09/09/2025
Quando una fonte si prosciuga:
il peso delle
esperienze finite
✒️ Dr. D’Angelo | Voce delle Soglie
Ci sono esperienze dentro di noi che si esauriscono. Sono relazioni, situazioni, legami o ruoli da cui abbiamo attinto e verso
cui abbiamo dato tutto ciò che potevamo. Eppure, a un certo punto, quella fonte si prosciuga. Non c’è più nulla da dare, né da
ricevere. È difficile accettarlo. Perché ciò che ha avuto senso, ciò che ci ha
nutrito, non si lascia andare facilmente. Anche quando è finito, anche quando è vuoto, resta lì. E noi restiamo aggrappati. Come se
lasciarlo andare fosse una forma di tradimento. Come se mollare la
presa fosse rinnegare ciò che è stato.
Ma trattenere ciò che si è esaurito ha un prezzo: diventa peso. Ingombra lo spazio interno. Occupa stanze che potrebbero ospitare altro. Ci riporta continuamente indietro, mentre la vita spingerebbe
avanti.Tratteniamo per fedeltà, diciamo. Ma spesso tratteniamo per paura. Perché se lasciamo andare davvero, dobbiamo fare i conti con quel vuoto. Con il tempo che non torna. Con la parte di noi che ha creduto, che ha sperato, che si è data intera.
Eppure lasciare andare non è dimenticare. È riconoscere che quella sorgente ha dato tutto ciò che poteva dare. Che quel tempo ha fatto
il suo corso.
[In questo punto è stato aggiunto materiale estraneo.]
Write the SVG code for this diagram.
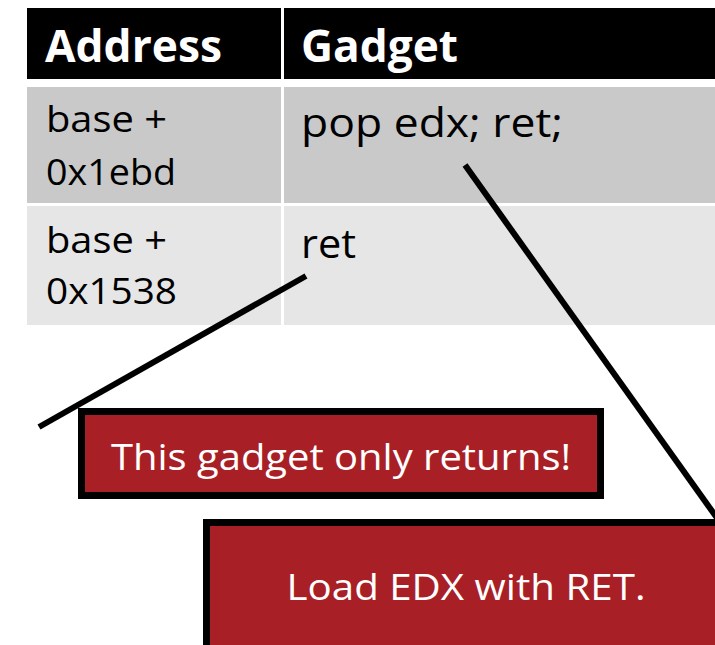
<svg xmlns="http://www.w3.org/2000/svg" width="715" height="645" viewBox="0 0 715 645">
<style>
.hdr{fill:#000}
.r1{fill:#c9c9c9}
.r2{fill:#e6e6e6}
.ht{font-family:"Open Sans","Liberation Sans",sans-serif;font-weight:bold;font-size:44px;fill:#fff}
.ct{font-family:"Open Sans","Liberation Sans",sans-serif;font-size:36px;fill:#000}
.gt{font-family:"Open Sans","Liberation Sans",sans-serif;font-size:41px;fill:#000}
.box{fill:#a81f25;stroke:#000;stroke-width:7}
.bt{font-family:"Open Sans","Liberation Sans",sans-serif;font-size:37px;fill:#fff}
.conn{stroke:#000;stroke-width:6;fill:none}
</style>
<rect width="715" height="645" fill="#fff"/>
<g id="table">
  <rect class="hdr" x="27" y="8" width="254" height="71"/>
  <rect class="hdr" x="284" y="8" width="431" height="71"/>
  <text class="ht" x="45" y="62" textLength="177" lengthAdjust="spacingAndGlyphs">Address</text>
  <text class="ht" x="301" y="62" textLength="157" lengthAdjust="spacingAndGlyphs">Gadget</text>
  <rect class="r1" x="27" y="87" width="254" height="116"/>
  <rect class="r1" x="284" y="87" width="431" height="116"/>
  <text class="ct" x="46" y="132" textLength="121" lengthAdjust="spacingAndGlyphs">base +</text>
  <text class="ct" x="46" y="185" textLength="130" lengthAdjust="spacingAndGlyphs">0x1ebd</text>
  <text class="gt" x="301" y="137" textLength="262" lengthAdjust="spacingAndGlyphs">pop edx; ret;</text>
  <rect class="r2" x="27" y="206" width="254" height="119"/>
  <rect class="r2" x="284" y="206" width="431" height="119"/>
  <text class="ct" x="46" y="253" textLength="121" lengthAdjust="spacingAndGlyphs">base +</text>
  <text class="ct" x="46" y="304" textLength="131" lengthAdjust="spacingAndGlyphs">0x1538</text>
  <text class="gt" x="301" y="258" textLength="55" lengthAdjust="spacingAndGlyphs">ret</text>
</g>
<g id="note1">
  <rect class="box" x="81.5" y="411.5" width="519" height="84"/>
  <text class="bt" x="341" y="470" text-anchor="middle" textLength="460" lengthAdjust="spacingAndGlyphs">This gadget only returns!</text>
</g>
<g id="note2">
  <rect class="box" x="206.5" y="522.5" width="519" height="130"/>
  <text class="bt" x="466" y="600" text-anchor="middle" textLength="359" lengthAdjust="spacingAndGlyphs">Load EDX with RET.</text>
</g>
<g id="connectors">
  <line class="conn" x1="306" y1="276" x2="39" y2="427"/>
  <line class="conn" x1="465" y1="165" x2="722" y2="525"/>
</g>
</svg>
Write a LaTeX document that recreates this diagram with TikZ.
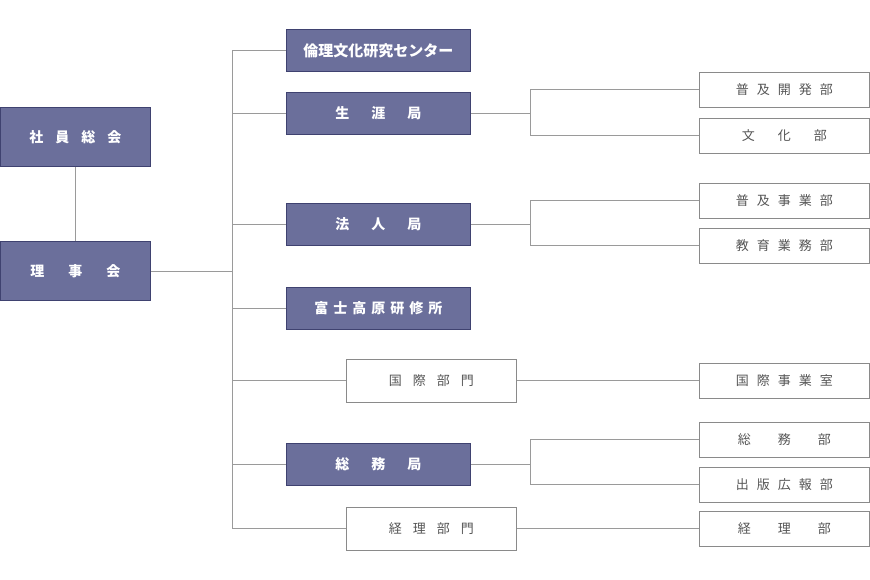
\documentclass[tikz,border=0pt]{standalone}
\usepackage{fontspec}
\setmainfont{Noto Sans CJK JP}
\newfontfamily\jp{Noto Sans CJK JP}
\newcommand{\G}[1]{\hspace*{#1pt}}
\definecolor{boxfill}{HTML}{6B6F9B}
\definecolor{boxedge}{HTML}{3F4270}
\definecolor{linegray}{HTML}{9A9A9A}
\definecolor{txtgray}{HTML}{555555}
\definecolor{edgegray}{HTML}{8A8A8A}
\tikzset{
  darkbox/.style={draw=boxedge, line width=0.8pt, fill=boxfill, text=white, font=\jp\bfseries\fontsize{14}{16}\selectfont, inner sep=0pt, anchor=north west},
  whitebox/.style={draw=edgegray, line width=0.7pt, fill=white, text=txtgray, font=\jp\fontsize{13}{16}\selectfont, inner sep=0pt, anchor=north west},
  conn/.style={draw=linegray, line width=0.8pt}
}
\begin{document}
\begin{tikzpicture}[x=1pt,y=-1pt]
\useasboundingbox (0,0) rectangle (870,580);
% left
\node[darkbox, minimum width=150pt, minimum height=59pt] (sy) at (0,107) {社\G{12}員\G{12}総\G{12}会};
\node[darkbox, minimum width=150pt, minimum height=59pt] (rj) at (0,241) {理\G{24}事\G{24}会};
% middle
\node[darkbox, minimum width=184pt, minimum height=42pt] (rinri) at (286,29) {\fontsize{15}{17}\selectfont 倫理文化研究センター};
\node[darkbox, minimum width=184pt, minimum height=42pt] (shogai) at (286,92) {生\G{22}涯\G{22}局};
\node[darkbox, minimum width=184pt, minimum height=42pt] (hojin) at (286,203) {法\G{22}人\G{22}局};
\node[darkbox, minimum width=184pt, minimum height=42pt] (fuji) at (286,287) {富\G{5}士\G{5}高\G{5}原\G{5}研\G{5}修\G{5}所};
\node[whitebox, minimum width=170pt, minimum height=43pt] (kokusai) at (346,359) {国\G{11}際\G{11}部\G{11}門};
\node[darkbox, minimum width=184pt, minimum height=42pt] (somu) at (286,443) {総\G{22}務\G{22}局};
\node[whitebox, minimum width=170pt, minimum height=43pt] (keiri) at (346,507) {経\G{11}理\G{11}部\G{11}門};
% right
\node[whitebox, minimum width=170pt, minimum height=35pt] (fukyu) at (699,72) {普\G{8}及\G{8}開\G{8}発\G{8}部};
\node[whitebox, minimum width=170pt, minimum height=35pt] (bunka) at (699,118) {文\G{23}化\G{23}部};
\node[whitebox, minimum width=170pt, minimum height=35pt] (fjigyo) at (699,183) {普\G{8}及\G{8}事\G{8}業\G{8}部};
\node[whitebox, minimum width=170pt, minimum height=35pt] (kyoiku) at (699,228) {教\G{8}育\G{8}業\G{8}務\G{8}部};
\node[whitebox, minimum width=170pt, minimum height=35pt] (kjigyo) at (699,363) {国\G{8}際\G{8}事\G{8}業\G{8}室};
\node[whitebox, minimum width=170pt, minimum height=35pt] (somubu) at (699,422) {総\G{27}務\G{27}部};
\node[whitebox, minimum width=170pt, minimum height=35pt] (shuppan) at (699,467) {出\G{8}版\G{8}広\G{8}報\G{8}部};
\node[whitebox, minimum width=170pt, minimum height=35pt] (keiribu) at (699,511) {経\G{27}理\G{27}部};
% coordinates
\coordinate (trunk) at (232,0);
\coordinate (br) at (530,0);
% connectors
\draw[conn] (sy.south) -- (rj.north);
\draw[conn] (rj.east) -- (rj.east -| trunk);
\draw[conn] (rinri.west -| trunk) -- (keiri.west -| trunk);
\draw[conn] (rinri.west) -- (rinri.west -| trunk);
\draw[conn] (shogai.west) -- (shogai.west -| trunk);
\draw[conn] (hojin.west) -- (hojin.west -| trunk);
\draw[conn] (fuji.west) -- (fuji.west -| trunk);
\draw[conn] (kokusai.west) -- (kokusai.west -| trunk);
\draw[conn] (somu.west) -- (somu.west -| trunk);
\draw[conn] (keiri.west) -- (keiri.west -| trunk);
% branches
\draw[conn] (shogai.east) -- (shogai.east -| br);
\draw[conn] (fukyu.west) -- (fukyu.west -| br) -- (bunka.west -| br) -- (bunka.west);
\draw[conn] (hojin.east) -- (hojin.east -| br);
\draw[conn] (fjigyo.west) -- (fjigyo.west -| br) -- (kyoiku.west -| br) -- (kyoiku.west);
\draw[conn] (kokusai.east) -- (kokusai.east -| kjigyo.west);
\draw[conn] (somu.east) -- (somu.east -| br);
\draw[conn] (somubu.west) -- (somubu.west -| br) -- (shuppan.west -| br) -- (shuppan.west);
\draw[conn] (keiri.east) -- (keiri.east -| keiribu.west);
\end{tikzpicture}
\end{document}
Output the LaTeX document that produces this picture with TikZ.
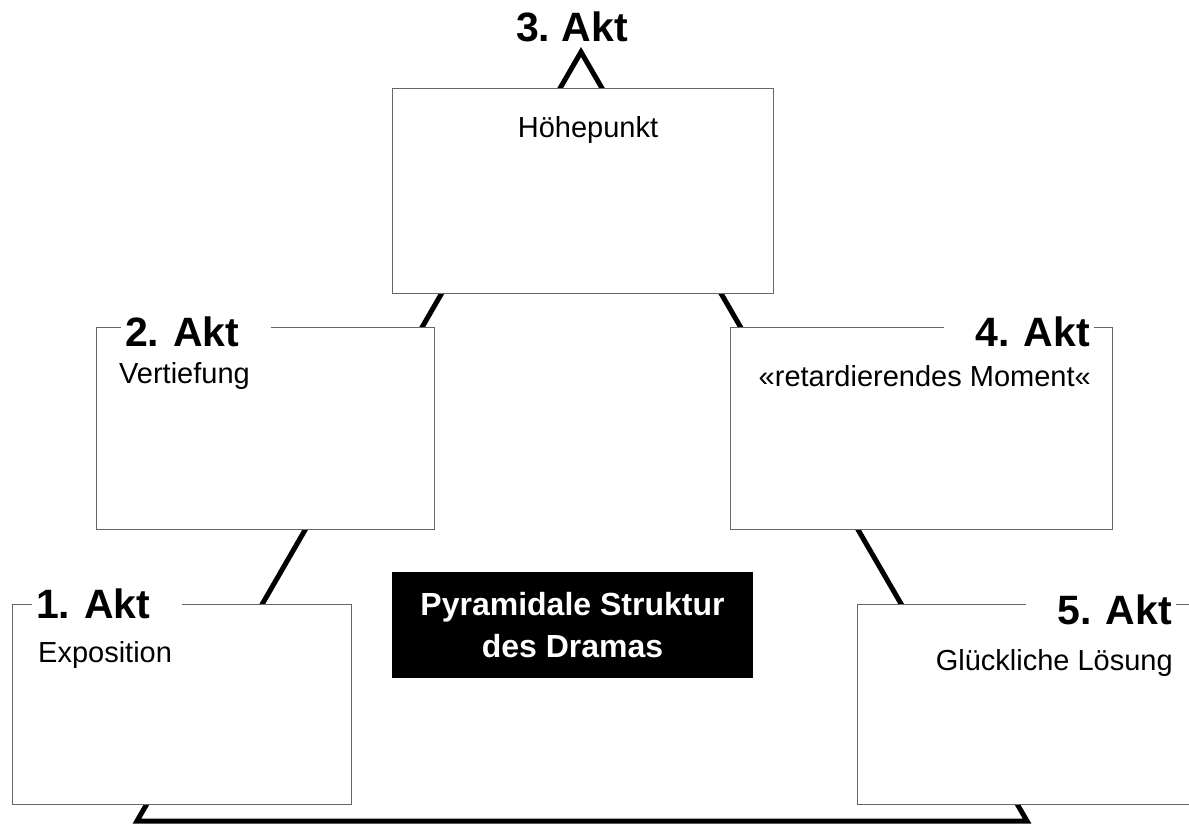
\documentclass[tikz,border=0pt]{standalone}
\usepackage{fontspec}
\setmainfont{Liberation Sans}
\frenchspacing

\begin{document}
\begin{tikzpicture}[x=1pt, y=-1pt,
	aktbox/.style={draw=black!60, line width=1.2pt, fill=white, anchor=north west, inner sep=0pt},
	aktlabel/.style={fill=white, inner xsep=4pt, inner ysep=0pt, text width=142pt, font=\fontsize{41}{49}\selectfont\bfseries},
	akttext/.style={inner sep=0pt, font=\fontsize{29}{35}\selectfont},
	ridge/.style={line width=5pt, line join=miter}]
	\path[use as bounding box] (0,0) rectangle (1189,826);
	\clip (0,0) rectangle (1189,826);
	\coordinate (base1) at (137,821);
	\coordinate (apex) at (581,52);
	\coordinate (base5) at (1027,821);
	\draw[ridge] (base1) -- (apex) -- (base5) -- cycle;
	\node[aktbox, minimum width=339pt, minimum height=200pt] (b1) at (12,604)  {};
	\node[aktbox, minimum width=338pt, minimum height=202pt] (b2) at (96,327)  {};
	\node[aktbox, minimum width=381pt, minimum height=205pt] (b3) at (392,88)  {};
	\node[aktbox, minimum width=382pt, minimum height=202pt] (b4) at (730,327) {};
	\node[aktbox, minimum width=345pt, minimum height=200pt] (b5) at (857,604) {};
	\node[aktlabel, align=left,  anchor=base west] (a1) at (32,618)   {1. Akt};
	\node[aktlabel, align=left,  anchor=base west] (a2) at (121,347)  {2. Akt};
	\node[aktlabel, align=right, anchor=base east] (a4) at (1094,347) {4. Akt};
	\node[aktlabel, align=right, anchor=base east] (a5) at (1176,624) {5. Akt};
	\node[inner sep=0pt, anchor=base, font=\fontsize{41}{49}\selectfont\bfseries] (a3) at (572,42) {3. Akt};
	\node[akttext, anchor=base west] (t1) at (38,662)   {Exposition};
	\node[akttext, anchor=base west] (t2) at (119,383)  {Vertiefung};
	\node[akttext, anchor=base]      (t3) at (588,138)  {Höhepunkt};
	\node[akttext, anchor=base east] (t4) at (1091,386) {«retardierendes Moment«};
	\node[akttext, anchor=base east] (t5) at (1173,670) {Glückliche Lösung};
	\node[fill=black, text=white, align=center, minimum width=361pt, minimum height=106pt,
		font=\fontsize{32}{42}\selectfont\bfseries] (title) at (572.5,625) {Pyramidale Struktur\\des Dramas};
\end{tikzpicture}
\end{document}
Che noi possiamo esistere anche oltre quel legame, oltre quel luogo interiore.
Il dolore, in questi casi, non è solo perdita. È trasformazione. È uno sguardo che cambia direzione. È la possibilità di tornare a se
stessi, con una memoria integra, ma non più ingombrante.In terapia, a volte, si lavora proprio su questo: accompagnare
l’altro nel gesto interiore del congedo. Non con rabbia, non con fretta, ma con verità. Aiutare a deporre ciò che è stato, senza rinnegarlo. Perché una fonte, per quanto amata, non può continuare a darci acqua se si è prosciugata.
E allora, forse, possiamo imparare a lasciare andare. A custodire senza trattenere. A ringraziare ciò che è stato. E, con passo lento, fare spazio a ciò che ancora non conosciamo, ma che ci aspetta.